In lieu of an abstract, here is a brief excerpt of the content:

  • Avoiding Capture
  • Ramsay Burt (bio)

In the search for new structures of knowledge and alternative ways of thinking and relating with others, the way that some recent dance pieces radically rework the spatial relation between audience and performer deserves serious attention. The kinds of work I am thinking of here are ones that are either performed outside conventional theater spaces or rear-range a theater space in an unconventional way. In particular I’m concerned with how reconfigurations of the relationship between dancer and audience member can open up new ways of experiencing this relationship. Valerie Briginshaw has written about the social construction of the space of dance performance and the mutual construction of dancing bodies and spaces (2001, 20). Citing Henri Lefebvre, she discusses spatial practices that open up particular ways of experiencing space while at the same time limiting imagination and closing down possibilities for creating meanings (13). Choreography that troubles or disrupts these constructions of bodies and spaces and, in Lefebvre’s terms, diverts “homogenized space to their own purposes” (Lefebvre 1991, 391) can create potentials for eluding normative expectations about dance performance. This essay examines the extent to which these kinds of disruptive spatial practices can produce new kinds of affective relations between performer and audience member. The makers of such dance works, I will suggest, are not just using experimental approaches for the sake of it but are searching for new structures of knowledge and ways of thinking in order to evade capture by the apparatuses that reinforce normative ideologies and maintain hegemony.

The concept of an apparatus of capture (appareil de capture)1 was proposed by Gilles Deleuze and Felix Guattari in A Thousand Plateaus (1988). It has been taken up by some scholars writing about contemporary dance to describe choreography. Bojana Cvejić uses Deleuze and Guattari’s concept to examine the way that the body and movement are captured “in a composition of variable relations that transform them without mutually identifying them” (2015, 86). For André Lepecki (2007, 2016), choreography is an apparatus of capture that “simultaneously distributes and organizes dance’s relationship to perception and signification” (2007, 120). Rudi Laermans argues that what he calls “choreography in general” is “the art of capturing and modulating the audience’s sensory attention” (2015, 236). Whereas these scholars focus largely on aesthetic concerns, Deleuze and Guattari were theorizing the political uses of apparatuses by the state. There are, they propose, two kinds of political sovereignty that capture, one that does so through the imposition of power and [End Page 99] charisma, and one that does so strategically through treaties, pacts, laws, and contracts (Deleuze and Guattari 1988, 424). My concern in this article is with the way that state apparatuses use both power and strategy to produce spaces that capture dance performance.
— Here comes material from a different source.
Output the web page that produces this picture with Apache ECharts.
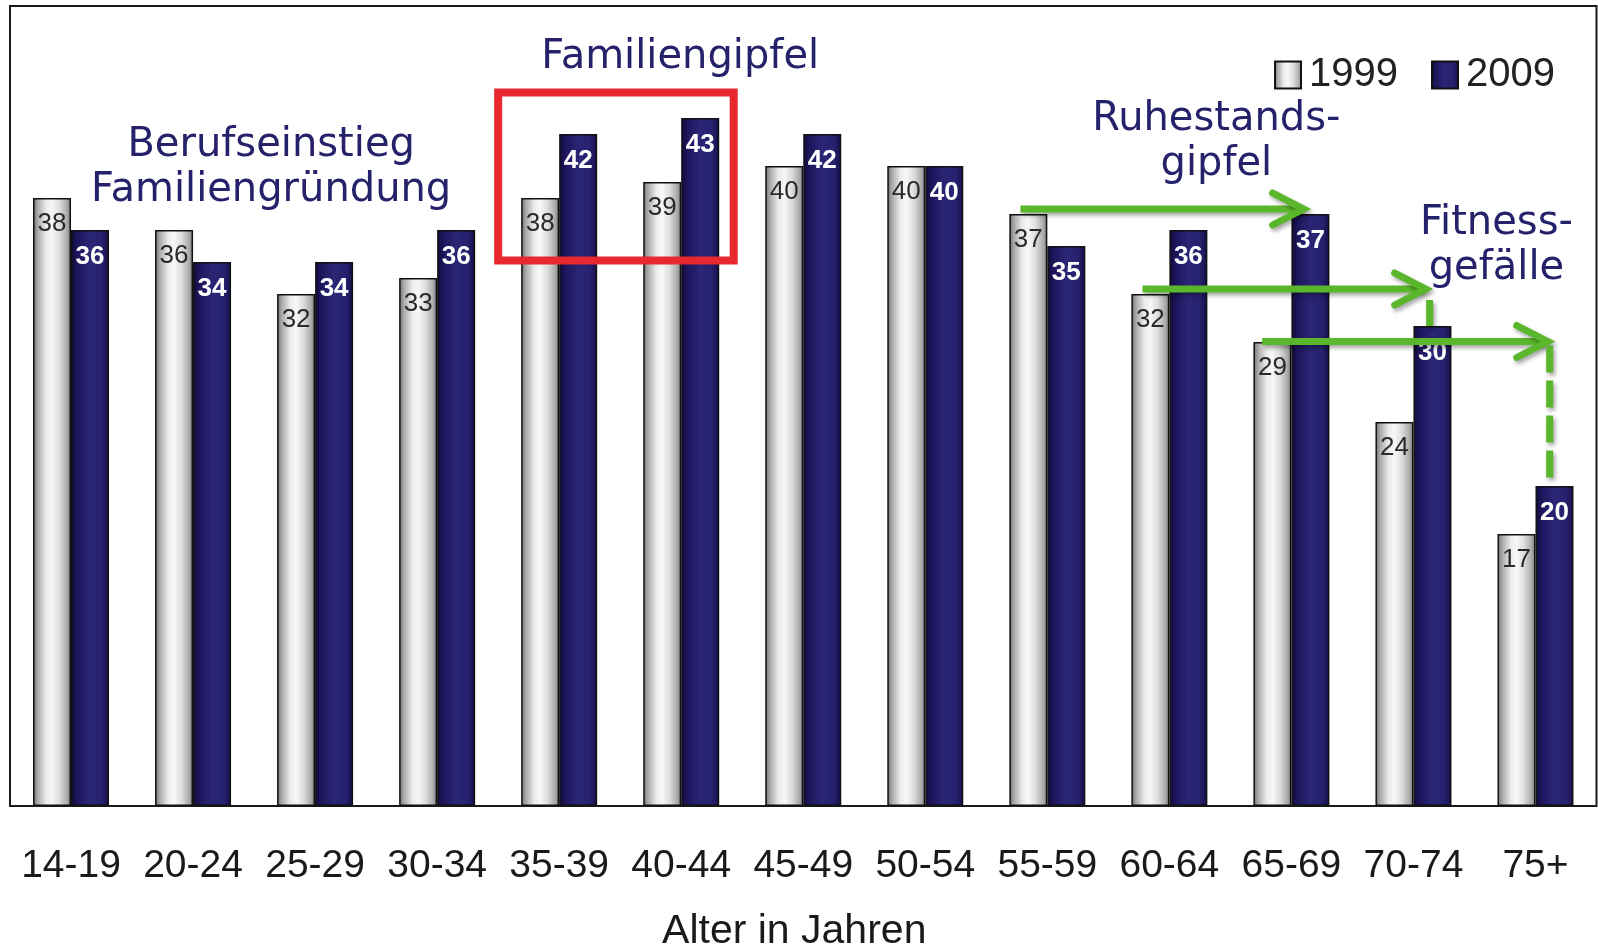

Finding oneself captured in some way is an increasingly familiar feature of twenty-first-century experience. In the networked, consumer societies of developed countries, where the pressures of daily life are increasingly complex, it is only too easy to follow others and move in the same direction as them. It is easier, as the Italian philosopher Giorgio Agamben puts it, for a citizen to “leave his [sic] everyday gestures and his health, his amusements and his occupations, his diet and his desires, to be commanded and controlled in the smallest detail by apparatuses” (2009, 22–3). What Agamben is describing here is capture by the apparatuses that the state uses to manage and govern its citizens in the interests of corporations, as these develop and maintain consumer demand.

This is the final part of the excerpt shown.